**What you have to do**
Can you copy out the data exactly? Leave the images out.

**Information supplied**
──────────────────────────────
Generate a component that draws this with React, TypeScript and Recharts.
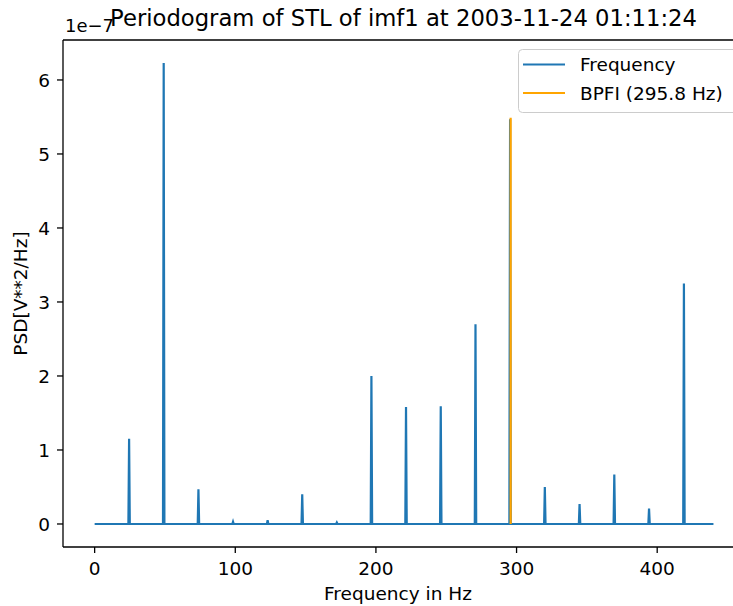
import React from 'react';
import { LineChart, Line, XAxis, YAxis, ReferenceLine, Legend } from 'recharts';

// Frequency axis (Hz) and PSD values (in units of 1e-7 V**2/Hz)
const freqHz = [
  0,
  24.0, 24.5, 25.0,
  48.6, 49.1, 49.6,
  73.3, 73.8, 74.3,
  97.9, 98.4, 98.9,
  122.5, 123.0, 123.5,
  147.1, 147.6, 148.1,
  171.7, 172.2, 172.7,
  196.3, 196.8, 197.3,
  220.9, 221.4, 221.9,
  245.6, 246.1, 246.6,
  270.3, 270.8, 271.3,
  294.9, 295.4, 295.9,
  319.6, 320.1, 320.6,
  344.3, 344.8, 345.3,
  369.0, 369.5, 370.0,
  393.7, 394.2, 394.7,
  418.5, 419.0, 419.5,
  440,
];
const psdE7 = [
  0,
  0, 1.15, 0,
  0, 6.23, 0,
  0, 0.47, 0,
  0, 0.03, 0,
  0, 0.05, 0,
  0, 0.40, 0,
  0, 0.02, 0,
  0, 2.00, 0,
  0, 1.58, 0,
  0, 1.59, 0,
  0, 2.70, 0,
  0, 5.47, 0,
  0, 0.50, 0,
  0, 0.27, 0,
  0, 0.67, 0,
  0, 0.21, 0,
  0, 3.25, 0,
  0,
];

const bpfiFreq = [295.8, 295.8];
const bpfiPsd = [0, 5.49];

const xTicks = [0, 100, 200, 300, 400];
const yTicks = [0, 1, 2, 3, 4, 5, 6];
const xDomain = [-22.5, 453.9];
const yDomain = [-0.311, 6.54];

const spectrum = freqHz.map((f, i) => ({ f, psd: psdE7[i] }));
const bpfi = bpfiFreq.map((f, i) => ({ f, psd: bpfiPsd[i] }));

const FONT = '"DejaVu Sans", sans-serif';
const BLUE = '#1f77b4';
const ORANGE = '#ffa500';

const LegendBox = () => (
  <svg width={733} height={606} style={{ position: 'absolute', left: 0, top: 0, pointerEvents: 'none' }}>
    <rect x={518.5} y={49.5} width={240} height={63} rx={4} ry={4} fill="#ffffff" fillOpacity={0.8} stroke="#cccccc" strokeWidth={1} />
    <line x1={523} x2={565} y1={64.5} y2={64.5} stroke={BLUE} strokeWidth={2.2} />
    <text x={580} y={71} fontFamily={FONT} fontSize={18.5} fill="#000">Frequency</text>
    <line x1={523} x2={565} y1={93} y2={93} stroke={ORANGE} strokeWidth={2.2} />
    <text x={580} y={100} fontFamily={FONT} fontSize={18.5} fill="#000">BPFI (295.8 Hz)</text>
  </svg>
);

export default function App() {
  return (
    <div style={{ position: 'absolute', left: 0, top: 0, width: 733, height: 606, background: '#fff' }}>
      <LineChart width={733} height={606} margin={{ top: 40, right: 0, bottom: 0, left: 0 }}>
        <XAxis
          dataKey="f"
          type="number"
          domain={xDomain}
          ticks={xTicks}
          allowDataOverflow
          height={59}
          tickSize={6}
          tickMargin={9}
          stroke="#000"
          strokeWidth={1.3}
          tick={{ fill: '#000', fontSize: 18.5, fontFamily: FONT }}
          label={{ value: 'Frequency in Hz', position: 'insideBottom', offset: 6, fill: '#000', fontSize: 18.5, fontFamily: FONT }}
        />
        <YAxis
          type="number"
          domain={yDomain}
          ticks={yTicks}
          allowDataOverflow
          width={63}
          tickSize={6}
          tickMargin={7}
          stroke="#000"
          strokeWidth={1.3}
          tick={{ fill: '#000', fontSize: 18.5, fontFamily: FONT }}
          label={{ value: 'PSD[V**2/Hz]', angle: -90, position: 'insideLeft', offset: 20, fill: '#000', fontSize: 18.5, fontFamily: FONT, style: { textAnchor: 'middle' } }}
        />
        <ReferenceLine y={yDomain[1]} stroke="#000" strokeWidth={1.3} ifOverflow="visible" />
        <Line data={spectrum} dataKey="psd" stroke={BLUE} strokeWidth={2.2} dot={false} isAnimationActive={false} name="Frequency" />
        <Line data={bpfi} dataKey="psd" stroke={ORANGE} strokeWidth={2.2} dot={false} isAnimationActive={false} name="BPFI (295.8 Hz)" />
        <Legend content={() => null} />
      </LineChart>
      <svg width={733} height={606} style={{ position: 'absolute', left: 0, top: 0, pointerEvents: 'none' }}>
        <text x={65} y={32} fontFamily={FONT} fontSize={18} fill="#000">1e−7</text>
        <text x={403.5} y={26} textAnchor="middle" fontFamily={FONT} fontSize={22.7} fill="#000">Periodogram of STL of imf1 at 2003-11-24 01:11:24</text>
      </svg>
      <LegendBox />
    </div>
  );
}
──────────────────────────────
**Written response**
Generate a component that draws this with React, TypeScript and Recharts.
import React from 'react';
import { LineChart, Line, XAxis, YAxis, ReferenceLine, Legend } from 'recharts';

// Frequency axis (Hz) and PSD values (in units of 1e-7 V**2/Hz)
const freqHz = [
  0,
  24.0, 24.5, 25.0,
  48.6, 49.1, 49.6,
  73.3, 73.8, 74.3,
  97.9, 98.4, 98.9,
  122.5, 123.0, 123.5,
  147.1, 147.6, 148.1,
  171.7, 172.2, 172.7,
  196.3, 196.8, 197.3,
  220.9, 221.4, 221.9,
  245.6, 246.1, 246.6,
  270.3, 270.8, 271.3,
  294.9, 295.4, 295.9,
  319.6, 320.1, 320.6,
  344.3, 344.8, 345.3,
  369.0, 369.5, 370.0,
  393.7, 394.2, 394.7,
  418.5, 419.0, 419.5,
  440,
];
const psdE7 = [
  0,
  0, 1.15, 0,
  0, 6.23, 0,
  0, 0.47, 0,
  0, 0.03, 0,
  0, 0.05, 0,
  0, 0.40, 0,
  0, 0.02, 0,
  0, 2.00, 0,
  0, 1.58, 0,
  0, 1.59, 0,
  0, 2.70, 0,
  0, 5.47, 0,
  0, 0.50, 0,
  0, 0.27, 0,
  0, 0.67, 0,
  0, 0.21, 0,
  0, 3.25, 0,
  0,
];

const bpfiFreq = [295.8, 295.8];
const bpfiPsd = [0, 5.49];

const xTicks = [0, 100, 200, 300, 400];
const yTicks = [0, 1, 2, 3, 4, 5, 6];
const xDomain = [-22.5, 453.9];
const yDomain = [-0.311, 6.54];

const spectrum = freqHz.map((f, i) => ({ f, psd: psdE7[i] }));
const bpfi = bpfiFreq.map((f, i) => ({ f, psd: bpfiPsd[i] }));

const FONT = '"DejaVu Sans", sans-serif';
const BLUE = '#1f77b4';
const ORANGE = '#ffa500';

const LegendBox = () => (
  <svg width={733} height={606} style={{ position: 'absolute', left: 0, top: 0, pointerEvents: 'none' }}>
    <rect x={518.5} y={49.5} width={240} height={63} rx={4} ry={4} fill="#ffffff" fillOpacity={0.8} stroke="#cccccc" strokeWidth={1} />
    <line x1={523} x2={565} y1={64.5} y2={64.5} stroke={BLUE} strokeWidth={2.2} />
    <text x={580} y={71} fontFamily={FONT} fontSize={18.5} fill="#000">Frequency</text>
    <line x1={523} x2={565} y1={93} y2={93} stroke={ORANGE} strokeWidth={2.2} />
    <text x={580} y={100} fontFamily={FONT} fontSize={18.5} fill="#000">BPFI (295.8 Hz)</text>
  </svg>
);

export default function App() {
  return (
    <div style={{ position: 'absolute', left: 0, top: 0, width: 733, height: 606, background: '#fff' }}>
      <LineChart width={733} height={606} margin={{ top: 40, right: 0, bottom: 0, left: 0 }}>
        <XAxis
          dataKey="f"
          type="number"
          domain={xDomain}
          ticks={xTicks}
          allowDataOverflow
          height={59}
          tickSize={6}
          tickMargin={9}
          stroke="#000"
          strokeWidth={1.3}
          tick={{ fill: '#000', fontSize: 18.5, fontFamily: FONT }}
          label={{ value: 'Frequency in Hz', position: 'insideBottom', offset: 6, fill: '#000', fontSize: 18.5, fontFamily: FONT }}
        />
        <YAxis
          type="number"
          domain={yDomain}
          ticks={yTicks}
          allowDataOverflow
          width={63}
          tickSize={6}
          tickMargin={7}
          stroke="#000"
          strokeWidth={1.3}
          tick={{ fill: '#000', fontSize: 18.5, fontFamily: FONT }}
          label={{ value: 'PSD[V**2/Hz]', angle: -90, position: 'insideLeft', offset: 20, fill: '#000', fontSize: 18.5, fontFamily: FONT, style: { textAnchor: 'middle' } }}
        />
        <ReferenceLine y={yDomain[1]} stroke="#000" strokeWidth={1.3} ifOverflow="visible" />
        <Line data={spectrum} dataKey="psd" stroke={BLUE} strokeWidth={2.2} dot={false} isAnimationActive={false} name="Frequency" />
        <Line data={bpfi} dataKey="psd" stroke={ORANGE} strokeWidth={2.2} dot={false} isAnimationActive={false} name="BPFI (295.8 Hz)" />
        <Legend content={() => null} />
      </LineChart>
      <svg width={733} height={606} style={{ position: 'absolute', left: 0, top: 0, pointerEvents: 'none' }}>
        <text x={65} y={32} fontFamily={FONT} fontSize={18} fill="#000">1e−7</text>
        <text x={403.5} y={26} textAnchor="middle" fontFamily={FONT} fontSize={22.7} fill="#000">Periodogram of STL of imf1 at 2003-11-24 01:11:24</text>
      </svg>
      <LegendBox />
    </div>
  );
}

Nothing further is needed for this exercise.